Charles Epstein, a University of California geneticist who lost part of an arm, said he’s just not sure if there ever can be true justice.
“And, for those who are dead and those whom they leave behind, no punishment can repair their losses. I am afraid, therefore, that we have to settle for imperfect justice--one that will put a stop to your reign of terror,” Epstein said.
Epstein’s wife Lois, a Harvard-educated physician, cited what she described as the biblical precepts of her Jewish faith, saying that Judaism rejects a literal interpretation of the passage “an eye for an eye and a tooth for a tooth” for a more metaphorical interpretation.
So, she said, for those he blinded, “may your eyes be blinded by being deprived of the light of the moon, the stars, the sun and the beauty of nature for the rest of your life.”
Kaczynski, in fact, loved to roam the Montana wilderness under the stars of Big Sky country. He was arrested there in April 1996, at the roughhewn shack that he had called home for two decades.
That shack was trucked to Sacramento to be a defense exhibit in the trial that never was. Prosecutors said it is unclear what will happen to the hovel, a home that the defense said reflected Kaczynski’s frayed mental condition.
It was the shy, brilliant Kaczynski’s own writings that led authorities to focus on the Montana recluse. After newspapers published the Unabomber’s 35,000-word anti-technology manifesto, Kaczynski’s younger brother stumbled across old papers of Theodore’s that paralleled the treatise’s themes.
In rambling journal entries found in his cabin and released last week by prosecutors, Kaczynski wrote: “I emphasize that my motivation is personal revenge. I don’t pretend to any kind of philosophical or moralistic justification. . . . My ambition is to kill a scientist, big businessman, government official, or the like. I would also like to kill a Communist.”
It was similar passages that caught the attention of David Kaczynski, a New York social worker. David Kaczynski may be eligible now for a $1-million reward from the government.

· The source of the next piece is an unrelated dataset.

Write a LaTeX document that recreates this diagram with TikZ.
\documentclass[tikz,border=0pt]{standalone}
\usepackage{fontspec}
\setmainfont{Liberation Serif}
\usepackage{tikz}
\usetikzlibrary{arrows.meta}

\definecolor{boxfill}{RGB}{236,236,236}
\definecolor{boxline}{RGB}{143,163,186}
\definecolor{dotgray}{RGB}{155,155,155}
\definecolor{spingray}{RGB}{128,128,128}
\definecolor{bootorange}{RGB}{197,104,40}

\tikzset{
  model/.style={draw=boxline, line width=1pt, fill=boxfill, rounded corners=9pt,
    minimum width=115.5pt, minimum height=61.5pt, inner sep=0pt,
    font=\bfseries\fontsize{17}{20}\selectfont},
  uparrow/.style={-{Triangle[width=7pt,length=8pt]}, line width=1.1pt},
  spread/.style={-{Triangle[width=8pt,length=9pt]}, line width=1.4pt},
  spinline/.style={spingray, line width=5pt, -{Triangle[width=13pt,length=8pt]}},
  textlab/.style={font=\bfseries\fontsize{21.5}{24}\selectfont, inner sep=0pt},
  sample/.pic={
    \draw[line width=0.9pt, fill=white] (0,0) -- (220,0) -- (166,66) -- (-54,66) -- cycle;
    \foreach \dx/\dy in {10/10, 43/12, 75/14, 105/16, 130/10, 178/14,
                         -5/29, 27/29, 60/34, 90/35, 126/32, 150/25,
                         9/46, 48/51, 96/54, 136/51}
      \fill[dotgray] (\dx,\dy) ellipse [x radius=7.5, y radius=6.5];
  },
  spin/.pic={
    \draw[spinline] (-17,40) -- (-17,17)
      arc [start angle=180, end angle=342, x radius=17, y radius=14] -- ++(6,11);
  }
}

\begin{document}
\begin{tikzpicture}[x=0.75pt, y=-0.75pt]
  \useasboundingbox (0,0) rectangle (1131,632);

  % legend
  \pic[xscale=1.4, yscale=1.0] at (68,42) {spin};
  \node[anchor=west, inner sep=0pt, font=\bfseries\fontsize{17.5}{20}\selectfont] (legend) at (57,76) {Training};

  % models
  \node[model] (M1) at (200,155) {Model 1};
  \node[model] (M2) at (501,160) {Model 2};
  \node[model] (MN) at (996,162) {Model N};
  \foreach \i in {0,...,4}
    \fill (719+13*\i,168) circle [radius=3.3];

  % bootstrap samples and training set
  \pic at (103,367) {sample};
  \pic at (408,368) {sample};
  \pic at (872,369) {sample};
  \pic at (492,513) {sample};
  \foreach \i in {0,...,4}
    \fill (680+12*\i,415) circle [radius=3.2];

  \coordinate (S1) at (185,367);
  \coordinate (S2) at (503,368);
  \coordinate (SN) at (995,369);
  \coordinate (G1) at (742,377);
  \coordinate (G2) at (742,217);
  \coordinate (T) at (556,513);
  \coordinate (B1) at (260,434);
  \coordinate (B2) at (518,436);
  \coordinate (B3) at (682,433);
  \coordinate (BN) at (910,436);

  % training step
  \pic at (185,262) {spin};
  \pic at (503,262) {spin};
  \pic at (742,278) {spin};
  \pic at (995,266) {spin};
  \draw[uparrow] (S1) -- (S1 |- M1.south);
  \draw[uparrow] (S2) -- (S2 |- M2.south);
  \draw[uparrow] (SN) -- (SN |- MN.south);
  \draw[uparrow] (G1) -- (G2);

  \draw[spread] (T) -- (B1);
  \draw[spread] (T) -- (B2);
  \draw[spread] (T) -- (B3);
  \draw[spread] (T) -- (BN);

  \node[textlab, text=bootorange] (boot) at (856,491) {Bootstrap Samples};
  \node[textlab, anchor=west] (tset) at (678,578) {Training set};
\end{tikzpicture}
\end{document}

David and his mother campaigned to spare Theodore’s life, saying that he suffered from paranoid schizophrenic delusions. In January, a government psychiatrist found that Kaczynski suffered from severe delusions, helping pave the way for an end to the much-delayed proceedings.
After Monday’s hearing, David Kaczynski issued a brief statement outside the courthouse and offered the regrets his brother never uttered. “To all of these good people, the Kaczynski family offers its deepest apologies. We are very, very sorry.”